The pipeline to law school and into the legal profession starts at elementary school. Because numerous obstacles derail African American males at an early age from the path to obtaining a legal education, school districts should develop programs that enhance their academic offerings and increase the number of African American males graduating from high school and proceeding to college.

Law schools, bar associations, private organizations, and law firms must continue to develop programs to increase the number of minority law students in order to increase the number of African American male students in the pipelines to enter the legal profession. These programs must aim especially at recruitment and retention of African American male students. Even so, law schools must take bold new steps to develop potential African American male applicants. Pre-law development programs may need to start in elementary or at least middle school and should be designed specifically for African American boys.

The overuse or misuse of the LSAT continues to negatively impact the admission of African American students to law school. Law schools should place less emphasis on LSAT scores and more on other predictors for success in law school. For example, the LSAC cites the following factors for law schools to consider, along with the LSAT scores: [a] strong letter of recommendation or personal statement, work experience, or community service that demonstrates a special interest or strength of character, diversity status ... graduate work or specialized studies ....

Law firms must reach beyond just the elite law schools and find diversity in other accredited law schools. Some initiatives include: developing mentoring programs, expanding summer clerkship programs to include African American males, and developing internal retention programs. Fortune 500 corporations should exert economic pressures on law firms to provide legal services by requiring law firms to have aggressive diversity plans to recruit, hire, and promote African American males and other minorities in the firm.

State and local bar associations should study and evaluate the status of African American male lawyers to determine whether more enter the profession today than in the past. Where African American male lawyers may confront roadblocks or obstacles, city or state bar associations should rally their members to actively support the advancement of African American lawyers into the field. For example, state bar associations could evaluate how judges and prosecutors are appointed and elected to determine whether the selection process negatively impacts African American lawyers. Because of their complexity, the pipelines to these positions require continual review. Judges and prosecutors, at all levels of the government, should also develop diversity plans.
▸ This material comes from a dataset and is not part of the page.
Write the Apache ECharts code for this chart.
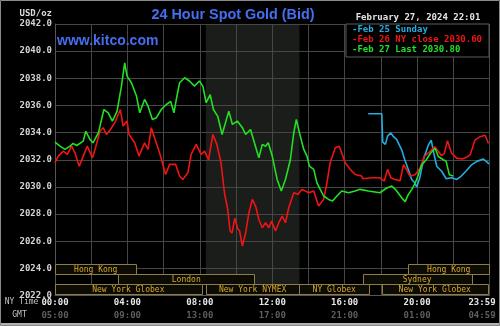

The process of selecting judicial clerks should include a mechanism to ensure that hiring practices, though neutral, do not unintentionally exclude African American males and other minority groups from these prestigious legal positions within the court. The pool of qualified applicants must be expanded to ensure diversity.

Similarly, law schools must look beyond law professors who attended only certain law schools or served as judicial clerks when hiring tenure track law professor positions. Such systems further perpetuate the exclusion of qualified African American lawyers as law professors.

The various initiatives implemented by bar associations, law firms, and programs developed by law schools will not totally eliminate the barriers African American males face in their pursuit of a legal career. We must revamp our public education systems and incarceration policies to lessen the negative impact both systems have on the growth and development of African American male students.